A March 18, 2010 policy analysis by Patrick Clawson, deputy director for research at the Washington Institute for Near East Policy, questions the purpose and efficacy of terrorist lists, such as the Foreign Terrorist Organizations (FTO) list.  Clawson says the credibility and effectiveness of lists are jeopardized when the foreign policy agenda supersedes national security concerns in determining who is added or removed. He joins others like the State Department’s chief counterterrorism official, Daniel Benjamin in promoting a more lucid and proactive process for delisting entities not engaged in terrorist activities.

“If decisions about listing organizations as sponsors of terrorism are made based on general foreign policy considerations rather than on evidence about terrorist activities,” Clawson writes, “the list may well be seen as a political tool, in which case other governments will be less likely to cooperate in blocking material support to listed groups.”

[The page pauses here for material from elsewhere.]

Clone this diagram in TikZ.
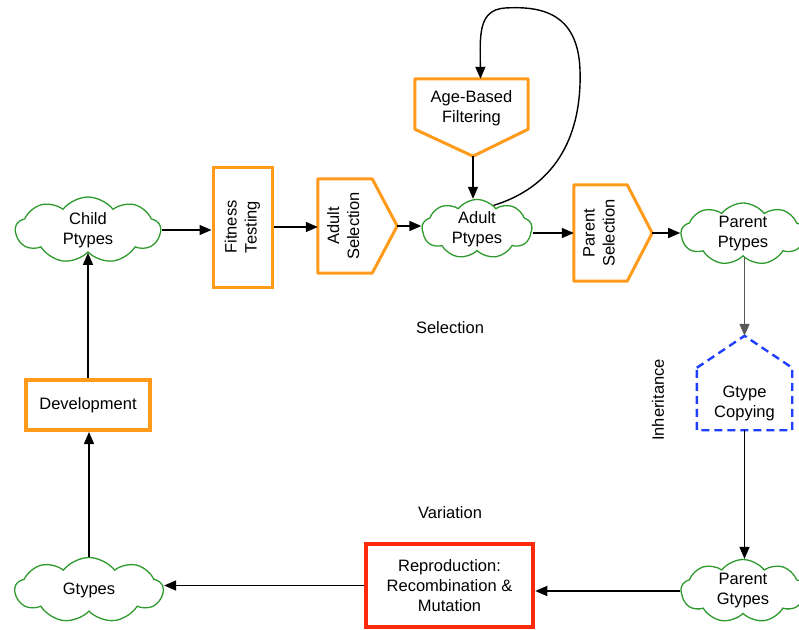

He adds, “The law requires that a group be maintained on the list only if it “engages in terrorist activity.” But Clawson says terrorist lists include groups and countries that “Washington simply does not like, often with little connection to terrorism.” He identifies an Iranian group that has been listed for years based on State Department reports containing “numerous nonterrorist allegations” and “without offering any indication that the group continues to engage in terrorism.”

According to the State Department’s website (and reiterated by Treasury’s Assistant Secretary for Terrorist Financing David S. Cohen speaking at the Washington Institute for Near East Policy a few days after Clawson wrote this analysis)  the purpose of FTO designations is to reduce “support for terrorist activities”  and “pressuring groups to get out of the terrorism business.” That stands in sharp contrast with how the U.S. Solicitor General Elena Kagan, described the non-violent services the Humanitarian Law Project wanted to provide to a designated group in the Supreme Court case, Holder v. Humanitarian Law Project:

“Can you say to an organization, look, you guys really should lay down your arms?… Well, now you can’t. Because when you tell people, here’s how to apply for aid and here’s how to represent yourself within international organizations or within the U.S. Congress, you’ve given them an extremely valuable skill that they can use for all kinds of purposes, legal or illegal.”

Her comment, Clawson writes, “suggests that it is illegal to advise groups to abandon terrorism. And yet one struggles to see how such a position advances the objective of countering terrorism.” He adds, “surely it is appropriate to encourage groups to drop their terrorist activities, as the United States successfully did with some extremist Irish Republican groups and the Palestine Liberation Organization.”